RSSB publishes 2023-24 business plan

The rail industry is under substantial pressure. Wider economic challenges, high energy costs, skills shortages, the pandemic, industrial relations, and the prospect of sector reform all continue to bring uncertainty to our members.

Which means even greater demands on Rail Safety and Standards Board (RSSB), and its work to maintain levels of safety and reduce costs—both its own and those across the industry. In its 2023-24 plan it has set out the core projects that it intends to progress and deliver.

The new normal for how the railway is delivered and maintained is still not yet fully defined. RSSB will continue to play its part as an independent overseer of the industry’s health and safety strategy. Alongside this RSSB’s programmes also provide input to efficiency, effectiveness, and performance.
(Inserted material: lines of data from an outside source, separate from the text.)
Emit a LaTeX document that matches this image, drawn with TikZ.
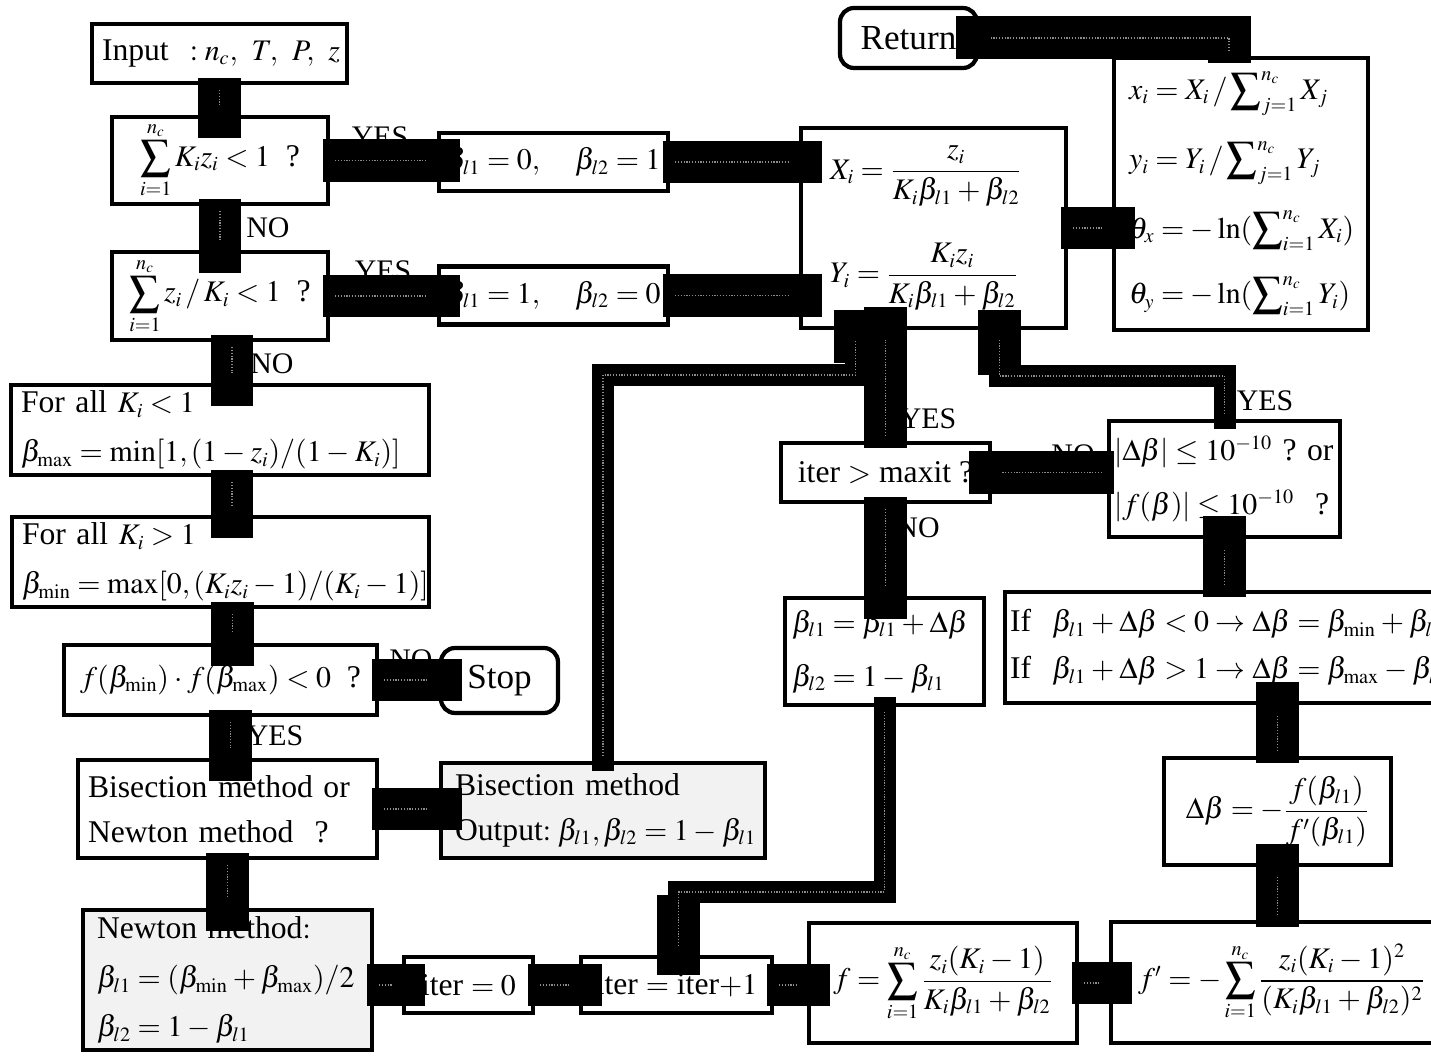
\documentclass[tikz,border=0pt]{standalone}
\usepackage{amsmath}
\usepackage{mathptmx}
\usepackage[no-math]{fontspec}
\setmainfont{Liberation Serif}
\usetikzlibrary{calc,arrows.meta}
\DeclareMathSizes{18}{17}{11.5}{8.5}
\newcommand\boxfont{\fontsize{18}{22}\selectfont\thickmuskip=4mu plus 2mu\medmuskip=3mu plus 1mu\relax}
\newcommand\bigfont{\fontsize{20}{24}\selectfont}
\newcommand\lblfont{\fontsize{17}{20}\selectfont}

\begin{document}
\begin{tikzpicture}[x=0.02cm, y=-0.02cm,
  box/.style={draw, line width=2.4pt, inner xsep=0.2cm, inner ysep=0pt, font=\boxfont},
  endbox/.style={box, rounded corners=0.28cm, font=\bigfont},
  shadebox/.style={box, fill=black!5},
  lbl/.style={inner sep=0pt, font=\lblfont},
  bar/.style={line width=0.86cm, line join=miter, shorten <=-0.14cm, shorten >=-0.46cm,
    postaction={draw=black!45, line width=1pt, dash pattern=on 0.7pt off 0.9pt, shorten <=0.1cm, shorten >=0.2cm}},
  lane/.style={line width=0.44cm, line join=miter, shorten <=-0.2cm, shorten >=-0.4cm,
    -{Rectangle[length=#1, width=0.87cm, line width=0pt]},
    postaction={draw=black!45, line width=1pt, dash pattern=on 0.7pt off 0.9pt, -, shorten <=0.1cm, shorten >=0.2cm}},
  lane/.default=1.1cm]
\useasboundingbox (0,0) rectangle (1431,1057);

\node[box, align=left, text width=4.7cm, minimum height=1.18cm] (input) at (219.5,53.5) {\mbox{Input\ \ $:n_c,\ T,\ P,\ z$}};
\node[box, minimum width=4.32cm, minimum height=1.74cm] (sumkz) at (220,160.5) {$\displaystyle\sum_{i=1}^{n_c} K_i z_i < 1$\ \ ?};
\node[box, minimum width=4.32cm, minimum height=1.76cm] (sumzk) at (220,296) {$\displaystyle\sum_{i=1}^{n_c} z_i \,/\, K_i < 1$\ \ ?};
\node[box, inner xsep=0.05cm, minimum width=4.58cm, minimum height=1.16cm] (bzero) at (553.5,162) {$\beta_{l1} = 0,\quad \beta_{l2} = 1$};
\node[box, inner xsep=0.05cm, minimum width=4.58cm, minimum height=1.16cm] (bone) at (553.5,295.5) {$\beta_{l1} = 1,\quad \beta_{l2} = 0$};
\node[box, align=left, inner xsep=0.58cm, text width=4.14cm, minimum height=4cm] (xy) at (933.5,228)
  {\mbox{$X_i = \dfrac{z_i}{K_i\beta_{l1} + \beta_{l2}}$}\\[20pt] \mbox{$Y_i = \dfrac{K_i z_i}{K_i\beta_{l1} + \beta_{l2}}$}};
\node[endbox, minimum width=2.74cm, minimum height=1.2cm] (ret) at (908.5,38) {Return};
\node[box, align=left, inner xsep=0.3cm, text width=4.48cm, minimum height=5.44cm] (xfrac) at (1241,194)
  {\mbox{$\displaystyle x_i = X_i \,/ \sum\nolimits_{j=1}^{n_c} X_j$}\\[14pt]
   \mbox{$\displaystyle y_i = Y_i \,/ \sum\nolimits_{j=1}^{n_c} Y_j$}\\[14pt]
   \mbox{$\displaystyle \theta_x = -\ln(\sum\nolimits_{i=1}^{n_c} X_i)$}\\[14pt]
   \mbox{$\displaystyle \theta_y = -\ln(\sum\nolimits_{i=1}^{n_c} Y_i)$}};
\node[box, align=left, text width=7.96cm, minimum height=1.8cm] (kless) at (220,430)
  {\mbox{For all $K_i < 1$}\\[6pt] \mbox{$\beta_{\max} = \min[1, (1 - z_i)/(1 - K_i)]$}};
\node[box, align=left, text width=7.94cm, minimum height=1.8cm] (kgreat) at (220.5,562)
  {\mbox{For all $K_i > 1$}\\[6pt] \mbox{$\beta_{\min} = \max[0, (K_i z_i - 1)/(K_i - 1)]$}};
\node[box, minimum width=6.26cm, minimum height=1.4cm] (ftest) at (220.5,680) {$f(\beta_{\min}) \cdot f(\beta_{\max}) < 0$\ \ ?};
\node[endbox, minimum width=2.34cm, minimum height=1.3cm] (stop) at (499.5,680.5) {Stop};
\node[box, align=left, text width=5.58cm, minimum height=1.96cm] (choose) at (227.5,809)
  {\mbox{Bisection method or}\\[3.5pt] \mbox{Newton method\ \ ?}};
\node[shadebox, align=left, inner xsep=0.28cm, text width=5.92cm, minimum height=1.9cm] (bisec) at (603,810.5)
  {\mbox{Bisection method}\\[3.5pt] \mbox{Output$: \beta_{l1}, \beta_{l2} = 1 - \beta_{l1}$}};
\node[shadebox, align=left, inner xsep=0.28cm, text width=5.22cm, minimum height=2.8cm] (newton) at (227.5,980)
  {\mbox{Newton method$:$}\\[6pt] \mbox{$\beta_{l1} = (\beta_{\min} + \beta_{\max})/2$}\\[6pt] \mbox{$\beta_{l2} = 1 - \beta_{l1}$}};
\node[box, minimum width=2.58cm, minimum height=1.12cm] (iterzero) at (468.5,985) {iter $= 0$};
\node[box, minimum width=3.82cm, minimum height=1.12cm] (iterinc) at (676.5,985) {iter $=$ iter$+1$};
\node[box, minimum width=5.36cm, minimum height=2.4cm] (fsum) at (943,983)
  {$f = \displaystyle\sum_{i=1}^{n_c} \frac{z_i(K_i - 1)}{K_i\beta_{l1} + \beta_{l2}}$};
\node[box, align=left, inner xsep=0.54cm, text width=5.9cm, minimum height=2.42cm] (fprime) at (1285.5,982.5)
  {\mbox{$f' = -\displaystyle\sum_{i=1}^{n_c} \frac{z_i(K_i - 1)^2}{(K_i\beta_{l1} + \beta_{l2})^2}$}};
\node[box, minimum width=4.54cm, minimum height=2.14cm] (dbeta) at (1277.5,811.5)
  {$\Delta\beta = -\dfrac{f(\beta_{l1})}{f'(\beta_{l1})}$};
\node[box, align=left, inner xsep=0.1cm, text width=8.9cm, minimum height=2.22cm] (clamp) at (1232.5,647.5)
  {\mbox{If\ \ $\beta_{l1} + \Delta\beta < 0 \rightarrow \Delta\beta = \beta_{\min} + \beta_{l1}$}\\[4.6pt]
   \mbox{If\ \ $\beta_{l1} + \Delta\beta > 1 \rightarrow \Delta\beta = \beta_{\max} - \beta_{l1}$}};
\node[box, align=left, inner xsep=0.1cm, text width=4.42cm, minimum height=2.32cm] (conv) at (1224.5,479)
  {\mbox{$\left|\Delta\beta\right| \le 10^{-10}$\ ?\ or}\\[9pt] \mbox{$\left|f(\beta)\right| \le 10^{-10}$\ \ ?}};
\node[box, minimum width=4.18cm, minimum height=1.18cm] (maxit) at (885.5,472.5) {iter $>$ maxit\ ?};
\node[box, align=left, inner xsep=0.14cm, text width=3.7cm, minimum height=2.14cm] (update) at (884.5,651.5)
  {\mbox{$\beta_{l1} = \beta_{l1} + \Delta\beta$}\\[9pt] \mbox{$\beta_{l2} = 1 - \beta_{l1}$}};

\node[lbl] (yes1) at (380,137) {YES};
\node[lbl] (no1) at (268,228) {NO};
\node[lbl] (yes2) at (383,271) {YES};
\node[lbl] (no2) at (272,364) {NO};
\node[lbl] (no3) at (411,660) {NO};
\node[lbl] (yes3) at (275,736) {YES};
\node[lbl] (yes4) at (928,419) {YES};
\node[lbl] (no4) at (918,528) {NO};
\node[lbl] (no5) at (1073,455) {NO};
\node[lbl] (yes5) at (1265,401) {YES};

\coordinate (nk) at ($(sumzk.south)+(12,0)$);
\coordinate (gk) at ($(kless.south)+(12,0)$);
\coordinate (fk) at ($(kgreat.south)+(12,0)$);
\coordinate (ck) at ($(ftest.south)+(10,0)$);
\coordinate (cy) at ($(xy.south)+(66,0)$);
\coordinate (by) at ($(xy.south)+(-78,0)$);
\coordinate (ui) at ($(iterinc.north)+(2,0)$);

\draw[bar] (input.south) -- (input.south |- sumkz.north);
\draw[bar] (sumkz.east) -- (sumkz.east -| bzero.west);
\draw[bar] (sumkz.south) -- (sumzk.north);
\draw[bar] (sumzk.east) -- (sumzk.east -| bone.west);
\draw[bar] (nk) -- (nk |- kless.north);
\draw[bar] (gk) -- (gk |- kgreat.north);
\draw[bar] (fk) -- (fk |- ftest.north);
\draw[bar] (ftest.east) -- (ftest.east -| stop.west);
\draw[bar] (ck) -- (ck |- choose.north);
\draw[bar] (choose.east) -- (choose.east -| bisec.west);
\draw[bar] (choose.south) -- (choose.south |- newton.north);
\draw[bar] (newton.east |- iterzero.west) -- (iterzero.west);
\draw[bar] (iterzero.east) -- (iterinc.west);
\draw[bar] (iterinc.east) -- (iterinc.east -| fsum.west);
\draw[bar] (fsum.east) -- (fsum.east -| fprime.west);
\draw[bar] (fprime.north -| dbeta.south) -- (dbeta.south);
\draw[bar] (dbeta.north) -- (dbeta.north |- clamp.south);
\draw[bar] (conv.south |- clamp.north) -- (conv.south);
\draw[bar] (conv.west |- maxit.east) -- (maxit.east);
\draw[bar] (maxit.north) -- (maxit.north |- xy.south);
\draw[bar] (maxit.south) -- (maxit.south |- update.north);
\draw[bar] (bzero.east) -- (bzero.east -| xy.west);
\draw[bar] (bone.east) -- (bone.east -| xy.west);
\draw[bar] (xy.east) -- (xy.east -| xfrac.west);
\draw[bar] ($(xfrac.north)+(-12,0)$) |- (ret.east);
\draw[lane=1.3cm] (conv.north) |- ($(cy)+(0,46)$) -- (cy);
\draw[lane=1.05cm] (bisec.north) |- ($(by)+(0,45)$) -- (by);
\draw[lane=1.6cm] (update.south) |- ($(ui)+(0,-63)$) -- (ui);
\end{tikzpicture}
\end{document}
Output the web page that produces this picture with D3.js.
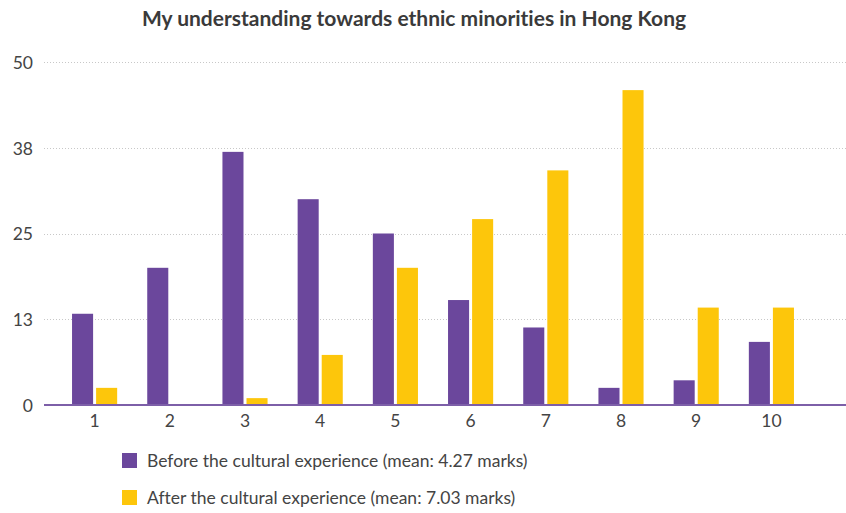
<!DOCTYPE html>
<html>
<head>
<meta charset="utf-8">
<script src="https://cdn.jsdelivr.net/npm/d3@7"></script>
<style>
  body { margin: 0; background: #fff; }
  svg text { font-family: "Lato", "Open Sans", sans-serif; font-variant-ligatures: none; }
</style>
</head>
<body>
<div id="chart"></div>
<script>
var categories = ["1", "2", "3", "4", "5", "6", "7", "8", "9", "10"];
var seriesNames = ["Before the cultural experience (mean: 4.27 marks)",
                   "After the cultural experience (mean: 7.03 marks)"];
var before = [13.3, 20, 36.9, 30, 25, 15.3, 11.3, 2.5, 3.6, 9.2];
var after = [2.5, 0, 1, 7.3, 20, 27.1, 34.2, 45.9, 14.2, 14.2];
var yTicks = [0, 12.5, 25, 37.5, 50];
var yTickLabels = ["0", "13", "25", "38", "50"];
var colors = ["#6b479c", "#fdc60b"];

var width = 846, height = 513;

var svg = d3.select("#chart").append("svg")
    .attr("width", width)
    .attr("height", height);

svg.append("text")
    .text("My understanding towards ethnic minorities in Hong Kong")
    .attr("x", 414)
    .attr("y", 26)
    .attr("text-anchor", "middle")
    .attr("font-size", "21px")
    .attr("font-weight", "bold")
    .attr("fill", "#3a3a3a");

var y = d3.scaleLinear()
    .domain([0, 50])
    .range([405, 62]);

var x0 = d3.scaleBand()
    .domain(categories)
    .range([57, 809])
    .paddingInner(0.4)
    .paddingOuter(0.2);

var x1 = d3.scaleBand()
    .domain([0, 1])
    .range([0, x0.bandwidth()])
    .paddingInner(0.125);

// grid
svg.append("g")
    .selectAll("line")
    .data(yTicks.slice(1))
    .enter().append("line")
    .attr("x1", 44)
    .attr("x2", width)
    .attr("y1", function(d) { return Math.round(y(d)) + 0.5; })
    .attr("y2", function(d) { return Math.round(y(d)) + 0.5; })
    .attr("stroke", "#c8c8c8")
    .attr("stroke-dasharray", "1,2");

// y labels
var yAxis = svg.append("g")
    .attr("transform", "translate(33,0)")
    .call(d3.axisLeft(y).tickValues(yTicks)
        .tickFormat(function(d, i) { return yTickLabels[i]; })
        .tickSize(0));
yAxis.select(".domain").remove();
yAxis.selectAll("text")
    .attr("font-family", "Lato, 'Open Sans', sans-serif")
    .attr("font-size", "17.5px")
    .attr("fill", "#444")
    .attr("x", 0)
    .attr("dy", "0.36em");

// bars
var data = categories.map(function(c, i) { return { cat: c, vals: [before[i], after[i]] }; });

var group = svg.selectAll(".grp")
    .data(data)
    .enter().append("g")
    .attr("class", "grp")
    .attr("transform", function(d) { return "translate(" + x0(d.cat) + ",0)"; });

group.selectAll("rect")
    .data(function(d) { return d.vals.map(function(v, j) { return { s: j, v: v }; }); })
    .enter().append("rect")
    .attr("x", function(d) { return x1(d.s); })
    .attr("width", x1.bandwidth())
    .attr("y", function(d) { return y(d.v); })
    .attr("height", function(d) { return y(0) - y(d.v); })
    .attr("fill", function(d) { return colors[d.s]; });

// x axis
svg.append("line")
    .attr("x1", 44)
    .attr("x2", width)
    .attr("y1", 405)
    .attr("y2", 405)
    .attr("stroke", "#7d5fa8")
    .attr("stroke-width", 2);

var xAxis = svg.append("g")
    .attr("transform", "translate(0,406)")
    .call(d3.axisBottom(x0).tickSize(0));
xAxis.select(".domain").remove();
xAxis.selectAll("text")
    .attr("font-family", "Lato, 'Open Sans', sans-serif")
    .attr("font-size", "17.5px")
    .attr("fill", "#444")
    .attr("y", 21)
    .attr("dy", 0);

// legend
var legend = svg.selectAll(".legend")
    .data(seriesNames)
    .enter().append("g")
    .attr("class", "legend")
    .attr("transform", function(d, i) { return "translate(122," + (453 + i * 37) + ")"; });

legend.append("rect")
    .attr("width", 15)
    .attr("height", 15)
    .attr("fill", function(d, i) { return colors[i]; });

legend.append("text")
    .text(function(d) { return d; })
    .attr("x", 25)
    .attr("y", 14)
    .attr("font-size", "17.5px")
    .attr("fill", "#444");
</script>
</body>
</html>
All of which affect the customer experience, that will encourage people back onto the railway, as a socially responsible way to travel.

Johnny Schute, Chief Operating Officer at RSSB said: “The task of getting passengers back onto the railway remains an important target, as does enabling freight to grow. As the same time, we have to respond to financial constraints. The costs imposed by the pandemic have been added to by the need to support Ukraine’s war effort, and local subsidies to offset increased energy costs. All of which, combined with the highest level of inflation in a generation, means that we need to develop a sound business case for every bit of government investment. And that our work to reduce costs across the industry must continue.

“While we continue to deliver on our historic functions, we also need to add to our portfolio. Our contributions to the development and implementation of the Sector Target Operating Model, the Long-Term Plan for Rail, and the Sustainable Rail Blueprint will continue. To do more, effectively with less, we will continue to develop our commercial offering and use that revenue to deliver for the industry, while reducing our dependence on the member levy.”